**Information supplied**
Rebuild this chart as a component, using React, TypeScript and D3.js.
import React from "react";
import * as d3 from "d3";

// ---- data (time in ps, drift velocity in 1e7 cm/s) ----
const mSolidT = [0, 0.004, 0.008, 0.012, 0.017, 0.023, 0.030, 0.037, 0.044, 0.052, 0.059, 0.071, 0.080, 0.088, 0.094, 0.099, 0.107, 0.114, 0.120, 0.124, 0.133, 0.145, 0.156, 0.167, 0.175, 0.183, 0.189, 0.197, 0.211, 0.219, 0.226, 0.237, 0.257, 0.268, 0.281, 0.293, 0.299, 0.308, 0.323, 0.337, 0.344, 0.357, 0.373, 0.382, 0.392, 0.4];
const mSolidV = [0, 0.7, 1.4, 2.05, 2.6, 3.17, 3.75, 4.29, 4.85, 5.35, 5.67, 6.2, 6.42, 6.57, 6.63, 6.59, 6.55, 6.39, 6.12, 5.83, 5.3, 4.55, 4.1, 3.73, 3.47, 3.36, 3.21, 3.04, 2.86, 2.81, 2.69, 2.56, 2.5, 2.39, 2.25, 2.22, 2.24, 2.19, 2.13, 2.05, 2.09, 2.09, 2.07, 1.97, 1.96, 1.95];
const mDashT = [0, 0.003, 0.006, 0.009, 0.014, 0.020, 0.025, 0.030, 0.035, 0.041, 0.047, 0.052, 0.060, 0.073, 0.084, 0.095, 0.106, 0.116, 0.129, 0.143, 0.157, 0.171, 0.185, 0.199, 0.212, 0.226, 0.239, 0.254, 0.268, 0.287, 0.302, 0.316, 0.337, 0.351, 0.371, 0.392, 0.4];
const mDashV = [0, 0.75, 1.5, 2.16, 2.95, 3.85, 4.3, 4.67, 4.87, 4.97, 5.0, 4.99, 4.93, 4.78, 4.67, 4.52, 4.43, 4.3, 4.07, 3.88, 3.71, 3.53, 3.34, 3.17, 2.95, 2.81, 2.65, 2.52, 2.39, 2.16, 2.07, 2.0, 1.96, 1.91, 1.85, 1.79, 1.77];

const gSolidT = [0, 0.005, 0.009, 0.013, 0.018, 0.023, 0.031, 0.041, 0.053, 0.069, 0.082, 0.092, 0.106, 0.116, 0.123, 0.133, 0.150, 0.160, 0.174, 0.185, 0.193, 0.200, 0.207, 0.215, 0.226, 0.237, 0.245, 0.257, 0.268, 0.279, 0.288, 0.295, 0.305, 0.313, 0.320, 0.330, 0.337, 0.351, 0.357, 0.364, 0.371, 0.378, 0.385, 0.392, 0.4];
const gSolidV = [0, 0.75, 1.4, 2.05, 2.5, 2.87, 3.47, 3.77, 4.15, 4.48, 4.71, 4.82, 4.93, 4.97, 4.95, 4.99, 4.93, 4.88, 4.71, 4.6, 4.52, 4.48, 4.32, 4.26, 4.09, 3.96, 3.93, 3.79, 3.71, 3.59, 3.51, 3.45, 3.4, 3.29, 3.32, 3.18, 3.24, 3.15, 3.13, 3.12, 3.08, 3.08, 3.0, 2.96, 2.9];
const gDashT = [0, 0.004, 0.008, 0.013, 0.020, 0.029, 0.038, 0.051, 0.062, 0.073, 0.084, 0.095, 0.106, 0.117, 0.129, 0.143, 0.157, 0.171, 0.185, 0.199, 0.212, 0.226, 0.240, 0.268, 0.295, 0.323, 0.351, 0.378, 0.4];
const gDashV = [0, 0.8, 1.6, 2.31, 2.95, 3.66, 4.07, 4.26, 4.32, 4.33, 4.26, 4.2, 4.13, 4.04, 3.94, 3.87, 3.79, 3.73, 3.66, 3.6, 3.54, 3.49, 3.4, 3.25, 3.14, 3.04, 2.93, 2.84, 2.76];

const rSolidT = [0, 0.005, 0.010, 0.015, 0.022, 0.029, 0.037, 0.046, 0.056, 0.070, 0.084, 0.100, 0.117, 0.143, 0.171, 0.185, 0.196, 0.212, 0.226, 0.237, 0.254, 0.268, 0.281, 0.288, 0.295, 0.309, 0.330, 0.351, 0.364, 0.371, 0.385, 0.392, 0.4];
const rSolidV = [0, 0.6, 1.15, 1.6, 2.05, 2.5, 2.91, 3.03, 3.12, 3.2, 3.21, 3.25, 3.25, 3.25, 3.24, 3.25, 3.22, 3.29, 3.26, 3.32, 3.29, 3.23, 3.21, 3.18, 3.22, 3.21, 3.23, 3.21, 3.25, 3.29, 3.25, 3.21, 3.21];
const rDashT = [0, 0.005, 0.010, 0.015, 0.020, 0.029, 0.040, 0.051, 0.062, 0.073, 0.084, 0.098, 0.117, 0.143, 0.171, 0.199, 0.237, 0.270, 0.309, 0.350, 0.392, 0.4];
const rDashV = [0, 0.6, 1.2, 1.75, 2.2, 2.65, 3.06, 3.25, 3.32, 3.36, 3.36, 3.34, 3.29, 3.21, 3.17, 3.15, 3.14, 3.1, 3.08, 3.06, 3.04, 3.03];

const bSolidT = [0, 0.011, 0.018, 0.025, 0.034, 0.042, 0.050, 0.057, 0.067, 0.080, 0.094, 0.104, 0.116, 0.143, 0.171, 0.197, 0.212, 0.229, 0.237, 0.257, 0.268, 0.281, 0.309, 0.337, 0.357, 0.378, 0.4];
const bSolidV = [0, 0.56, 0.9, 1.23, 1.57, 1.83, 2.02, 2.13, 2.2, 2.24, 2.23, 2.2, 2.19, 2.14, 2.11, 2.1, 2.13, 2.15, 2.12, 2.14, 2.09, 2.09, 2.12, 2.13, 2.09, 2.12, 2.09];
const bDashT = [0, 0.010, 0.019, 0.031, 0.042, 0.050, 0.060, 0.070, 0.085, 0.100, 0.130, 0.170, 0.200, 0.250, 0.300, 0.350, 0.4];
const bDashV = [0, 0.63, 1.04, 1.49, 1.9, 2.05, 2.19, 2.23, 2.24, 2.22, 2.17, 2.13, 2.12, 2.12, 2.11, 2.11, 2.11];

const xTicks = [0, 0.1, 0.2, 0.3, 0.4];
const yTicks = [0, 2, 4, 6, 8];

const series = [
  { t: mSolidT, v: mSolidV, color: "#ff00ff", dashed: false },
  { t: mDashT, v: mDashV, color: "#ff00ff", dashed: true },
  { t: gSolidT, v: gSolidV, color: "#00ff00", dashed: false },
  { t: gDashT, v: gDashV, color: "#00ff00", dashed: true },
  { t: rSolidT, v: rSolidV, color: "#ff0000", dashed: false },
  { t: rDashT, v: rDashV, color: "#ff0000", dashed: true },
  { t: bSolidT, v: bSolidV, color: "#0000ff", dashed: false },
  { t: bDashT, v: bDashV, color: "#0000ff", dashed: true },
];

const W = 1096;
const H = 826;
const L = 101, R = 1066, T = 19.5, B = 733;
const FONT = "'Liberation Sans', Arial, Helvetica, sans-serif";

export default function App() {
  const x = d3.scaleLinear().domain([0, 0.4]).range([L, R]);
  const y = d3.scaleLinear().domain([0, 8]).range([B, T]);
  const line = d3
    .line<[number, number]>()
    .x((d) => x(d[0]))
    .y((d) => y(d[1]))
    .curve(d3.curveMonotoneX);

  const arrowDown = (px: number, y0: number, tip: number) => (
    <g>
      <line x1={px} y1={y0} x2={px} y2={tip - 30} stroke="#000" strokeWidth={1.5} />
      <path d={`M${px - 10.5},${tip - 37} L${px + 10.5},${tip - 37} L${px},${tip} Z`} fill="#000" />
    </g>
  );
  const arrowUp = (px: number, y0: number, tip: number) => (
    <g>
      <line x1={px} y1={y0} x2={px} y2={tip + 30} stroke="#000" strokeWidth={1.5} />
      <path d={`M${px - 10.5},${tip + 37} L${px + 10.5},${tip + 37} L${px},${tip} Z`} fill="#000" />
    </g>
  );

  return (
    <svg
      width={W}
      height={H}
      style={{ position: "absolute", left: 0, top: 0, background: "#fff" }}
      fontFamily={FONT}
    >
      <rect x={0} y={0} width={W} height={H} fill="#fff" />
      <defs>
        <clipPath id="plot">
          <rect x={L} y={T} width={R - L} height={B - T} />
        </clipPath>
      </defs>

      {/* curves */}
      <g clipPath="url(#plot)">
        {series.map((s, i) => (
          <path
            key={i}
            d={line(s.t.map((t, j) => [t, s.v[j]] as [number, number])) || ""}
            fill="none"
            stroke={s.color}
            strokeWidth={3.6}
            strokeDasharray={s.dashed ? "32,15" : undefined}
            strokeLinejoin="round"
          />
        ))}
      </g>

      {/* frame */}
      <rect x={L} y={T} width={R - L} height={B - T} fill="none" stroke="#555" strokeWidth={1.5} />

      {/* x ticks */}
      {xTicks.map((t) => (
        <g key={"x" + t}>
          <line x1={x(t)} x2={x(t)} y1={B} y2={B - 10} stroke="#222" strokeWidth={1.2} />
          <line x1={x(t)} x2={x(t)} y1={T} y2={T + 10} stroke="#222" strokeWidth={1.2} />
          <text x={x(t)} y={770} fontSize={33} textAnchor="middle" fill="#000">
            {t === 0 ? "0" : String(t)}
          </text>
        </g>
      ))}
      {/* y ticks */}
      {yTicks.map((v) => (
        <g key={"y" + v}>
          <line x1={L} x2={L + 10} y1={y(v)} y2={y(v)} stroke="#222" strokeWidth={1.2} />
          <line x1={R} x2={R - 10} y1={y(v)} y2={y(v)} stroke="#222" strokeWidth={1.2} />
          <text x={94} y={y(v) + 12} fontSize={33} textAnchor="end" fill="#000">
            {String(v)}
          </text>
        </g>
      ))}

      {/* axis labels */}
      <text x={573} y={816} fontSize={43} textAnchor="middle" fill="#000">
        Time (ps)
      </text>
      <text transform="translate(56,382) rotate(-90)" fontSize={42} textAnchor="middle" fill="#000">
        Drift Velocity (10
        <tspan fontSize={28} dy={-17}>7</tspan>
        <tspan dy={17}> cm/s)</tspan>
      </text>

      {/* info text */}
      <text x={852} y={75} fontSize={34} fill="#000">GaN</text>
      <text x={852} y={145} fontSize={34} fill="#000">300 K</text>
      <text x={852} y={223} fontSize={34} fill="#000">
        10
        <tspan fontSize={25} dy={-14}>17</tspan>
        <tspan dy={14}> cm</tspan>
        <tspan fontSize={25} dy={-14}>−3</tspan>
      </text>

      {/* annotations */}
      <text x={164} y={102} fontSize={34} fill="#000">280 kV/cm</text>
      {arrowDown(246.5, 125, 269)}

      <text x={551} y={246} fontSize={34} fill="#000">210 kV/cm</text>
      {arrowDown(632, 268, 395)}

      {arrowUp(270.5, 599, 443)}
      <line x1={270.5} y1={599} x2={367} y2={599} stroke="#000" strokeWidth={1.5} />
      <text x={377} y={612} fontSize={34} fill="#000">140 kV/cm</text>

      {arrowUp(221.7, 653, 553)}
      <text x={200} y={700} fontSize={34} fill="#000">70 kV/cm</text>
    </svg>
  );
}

**Goal**
Write out exactly, please, the lines beginning at the start of the material and ending with the line that holds "import * as", both included.

**Full answer**
Rebuild this chart as a component, using React, TypeScript and D3.js.
import React from "react";
import * as d3 from "d3";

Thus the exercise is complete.